Ottenere la licenza di tassista londinese è un obiettivo ambizioso, poiché richiede un immenso sforzo intellettivo. Requisito fondamentale, infatti, è fissare nella mente l’intera mappa della metropoli, ovvero i nomi e la disposizione di 45 mila tra vie e punti di riferimento: quasi il tentativo di somigliare a un navigatore GPS. L’ “apprendistato” richiede fino a quattro anni e le competenze acquisite sono poi messe alla prova da una serie di esami, che solo la metà dei candidati riesce a superare.

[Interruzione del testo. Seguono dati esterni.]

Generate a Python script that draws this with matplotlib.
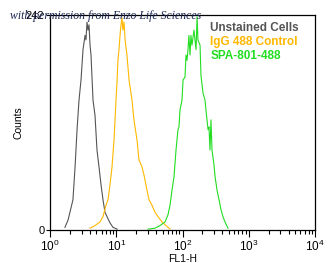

Incuriosita dai possibili effetti di queste prove sul sistema nervoso, Eleanor Maguire – neuroscienziata, fra gli autori dello studio – già da tempo aveva evidenziato che i tassisti londinesi hanno più materia grigia nella parte posteriore dell’ippocampo (la regione del cervello implicata nella navigazione spaziale e nella memoria), rispetto ai non tassisti. Queste osservazioni suggerivano che il cervello si può modificare per accogliere meglio le informazioni spaziali.
Nel nuovo lavoro, insieme alla collega Katherine Woollett, la Maguire ha seguito un gruppo di aspiranti tassisti, mettendone alla prova la memoria e collezionando tomografie dei loro cervelli (prese in vari momenti). All’inizio, la struttura del cervello era uguale in tutti i soggetti ma, trascorsi quattro anni, sono emerse importanti differenze. In coloro che avevano conquistato la licenza, la parte posteriore dell’ippocampo risultava arricchita in materia grigia, mentre non c’erano cambiamenti visibili nei partecipanti “respinti”.
“Il cervello umano rimane “plastico” anche nella vita adulta, conservando la capacità di adattarsi quando vengono apprese nuove funzioni”, commenta Maguire, secondo cui il principale risultato dello studio è l’aver dimostrato che la struttura dell’ippocampo (tra l’altro, l’unica zona del sistema nervoso in cui è appurato possano nascere nuovi neuroni) può cambiare attraverso stimoli esterni. La questione ancora da chiarire, però, è se i cambiamenti cerebrali riscontrati dipendano dall’efficienza di apprendimento oppure da una predisposizione genetica, magari espressa in un ippocampo più “plastico”. In ogni caso, concludono le autrici, i risultati sono interessanti perché danno speranza a chi si sottopone a riabilitazione in seguito a un danno cerebrale, o a chi vuole prevenire le demenze tenendo in allenamento il cervello.